**EXERCISE INSTRUCTIONS**
The listing below should be copied in full, word for word.
begin
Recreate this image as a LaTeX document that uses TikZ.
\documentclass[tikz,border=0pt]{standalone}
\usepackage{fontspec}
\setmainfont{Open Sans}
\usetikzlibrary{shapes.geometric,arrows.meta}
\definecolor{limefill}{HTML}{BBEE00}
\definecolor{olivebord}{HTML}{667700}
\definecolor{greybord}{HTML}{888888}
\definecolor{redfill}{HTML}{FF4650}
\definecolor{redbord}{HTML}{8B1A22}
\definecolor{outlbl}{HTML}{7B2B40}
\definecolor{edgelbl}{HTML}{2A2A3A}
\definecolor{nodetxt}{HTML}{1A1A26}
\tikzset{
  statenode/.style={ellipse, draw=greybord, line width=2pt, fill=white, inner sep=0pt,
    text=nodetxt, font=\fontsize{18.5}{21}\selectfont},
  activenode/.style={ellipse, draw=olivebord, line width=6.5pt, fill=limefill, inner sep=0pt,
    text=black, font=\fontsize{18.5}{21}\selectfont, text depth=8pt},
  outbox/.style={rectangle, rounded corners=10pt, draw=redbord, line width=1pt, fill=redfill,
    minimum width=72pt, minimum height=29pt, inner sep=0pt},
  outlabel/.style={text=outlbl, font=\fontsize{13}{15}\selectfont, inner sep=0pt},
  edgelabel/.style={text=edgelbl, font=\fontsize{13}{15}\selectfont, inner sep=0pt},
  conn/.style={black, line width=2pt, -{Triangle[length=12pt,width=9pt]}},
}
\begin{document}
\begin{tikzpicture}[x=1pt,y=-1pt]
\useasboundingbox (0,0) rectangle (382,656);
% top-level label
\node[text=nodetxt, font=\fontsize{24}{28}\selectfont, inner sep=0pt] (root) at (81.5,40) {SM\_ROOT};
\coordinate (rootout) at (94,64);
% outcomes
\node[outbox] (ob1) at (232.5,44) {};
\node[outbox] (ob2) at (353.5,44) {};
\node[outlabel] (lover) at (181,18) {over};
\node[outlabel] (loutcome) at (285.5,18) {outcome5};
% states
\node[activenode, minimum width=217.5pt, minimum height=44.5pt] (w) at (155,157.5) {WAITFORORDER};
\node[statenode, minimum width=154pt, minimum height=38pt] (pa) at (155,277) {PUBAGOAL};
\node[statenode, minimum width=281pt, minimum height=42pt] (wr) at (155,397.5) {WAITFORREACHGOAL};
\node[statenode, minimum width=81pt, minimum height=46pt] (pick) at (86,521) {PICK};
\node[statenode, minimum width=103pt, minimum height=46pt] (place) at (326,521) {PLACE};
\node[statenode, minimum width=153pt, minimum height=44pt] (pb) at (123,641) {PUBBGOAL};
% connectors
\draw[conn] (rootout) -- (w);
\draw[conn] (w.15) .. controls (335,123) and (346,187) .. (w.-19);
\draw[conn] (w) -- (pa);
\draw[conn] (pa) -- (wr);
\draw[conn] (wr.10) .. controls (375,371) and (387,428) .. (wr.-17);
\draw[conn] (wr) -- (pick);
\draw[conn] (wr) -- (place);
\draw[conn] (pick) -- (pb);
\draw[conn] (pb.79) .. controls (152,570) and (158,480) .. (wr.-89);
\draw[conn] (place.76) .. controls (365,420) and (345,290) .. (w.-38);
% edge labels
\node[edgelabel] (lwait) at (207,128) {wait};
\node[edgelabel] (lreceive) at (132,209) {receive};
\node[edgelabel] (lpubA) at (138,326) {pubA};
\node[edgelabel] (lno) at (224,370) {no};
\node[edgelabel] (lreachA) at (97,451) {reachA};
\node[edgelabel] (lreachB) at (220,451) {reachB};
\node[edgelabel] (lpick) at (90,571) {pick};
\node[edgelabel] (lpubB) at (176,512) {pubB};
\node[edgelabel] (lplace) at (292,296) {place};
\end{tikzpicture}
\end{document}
end
**IN RESPONSE**
Recreate this image as a LaTeX document that uses TikZ.
\documentclass[tikz,border=0pt]{standalone}
\usepackage{fontspec}
\setmainfont{Open Sans}
\usetikzlibrary{shapes.geometric,arrows.meta}
\definecolor{limefill}{HTML}{BBEE00}
\definecolor{olivebord}{HTML}{667700}
\definecolor{greybord}{HTML}{888888}
\definecolor{redfill}{HTML}{FF4650}
\definecolor{redbord}{HTML}{8B1A22}
\definecolor{outlbl}{HTML}{7B2B40}
\definecolor{edgelbl}{HTML}{2A2A3A}
\definecolor{nodetxt}{HTML}{1A1A26}
\tikzset{
  statenode/.style={ellipse, draw=greybord, line width=2pt, fill=white, inner sep=0pt,
    text=nodetxt, font=\fontsize{18.5}{21}\selectfont},
  activenode/.style={ellipse, draw=olivebord, line width=6.5pt, fill=limefill, inner sep=0pt,
    text=black, font=\fontsize{18.5}{21}\selectfont, text depth=8pt},
  outbox/.style={rectangle, rounded corners=10pt, draw=redbord, line width=1pt, fill=redfill,
    minimum width=72pt, minimum height=29pt, inner sep=0pt},
  outlabel/.style={text=outlbl, font=\fontsize{13}{15}\selectfont, inner sep=0pt},
  edgelabel/.style={text=edgelbl, font=\fontsize{13}{15}\selectfont, inner sep=0pt},
  conn/.style={black, line width=2pt, -{Triangle[length=12pt,width=9pt]}},
}
\begin{document}
\begin{tikzpicture}[x=1pt,y=-1pt]
\useasboundingbox (0,0) rectangle (382,656);
% top-level label
\node[text=nodetxt, font=\fontsize{24}{28}\selectfont, inner sep=0pt] (root) at (81.5,40) {SM\_ROOT};
\coordinate (rootout) at (94,64);
% outcomes
\node[outbox] (ob1) at (232.5,44) {};
\node[outbox] (ob2) at (353.5,44) {};
\node[outlabel] (lover) at (181,18) {over};
\node[outlabel] (loutcome) at (285.5,18) {outcome5};
% states
\node[activenode, minimum width=217.5pt, minimum height=44.5pt] (w) at (155,157.5) {WAITFORORDER};
\node[statenode, minimum width=154pt, minimum height=38pt] (pa) at (155,277) {PUBAGOAL};
\node[statenode, minimum width=281pt, minimum height=42pt] (wr) at (155,397.5) {WAITFORREACHGOAL};
\node[statenode, minimum width=81pt, minimum height=46pt] (pick) at (86,521) {PICK};
\node[statenode, minimum width=103pt, minimum height=46pt] (place) at (326,521) {PLACE};
\node[statenode, minimum width=153pt, minimum height=44pt] (pb) at (123,641) {PUBBGOAL};
% connectors
\draw[conn] (rootout) -- (w);
\draw[conn] (w.15) .. controls (335,123) and (346,187) .. (w.-19);
\draw[conn] (w) -- (pa);
\draw[conn] (pa) -- (wr);
\draw[conn] (wr.10) .. controls (375,371) and (387,428) .. (wr.-17);
\draw[conn] (wr) -- (pick);
\draw[conn] (wr) -- (place);
\draw[conn] (pick) -- (pb);
\draw[conn] (pb.79) .. controls (152,570) and (158,480) .. (wr.-89);
\draw[conn] (place.76) .. controls (365,420) and (345,290) .. (w.-38);
% edge labels
\node[edgelabel] (lwait) at (207,128) {wait};
\node[edgelabel] (lreceive) at (132,209) {receive};
\node[edgelabel] (lpubA) at (138,326) {pubA};
\node[edgelabel] (lno) at (224,370) {no};
\node[edgelabel] (lreachA) at (97,451) {reachA};
\node[edgelabel] (lreachB) at (220,451) {reachB};
\node[edgelabel] (lpick) at (90,571) {pick};
\node[edgelabel] (lpubB) at (176,512) {pubB};
\node[edgelabel] (lplace) at (292,296) {place};
\end{tikzpicture}
\end{document}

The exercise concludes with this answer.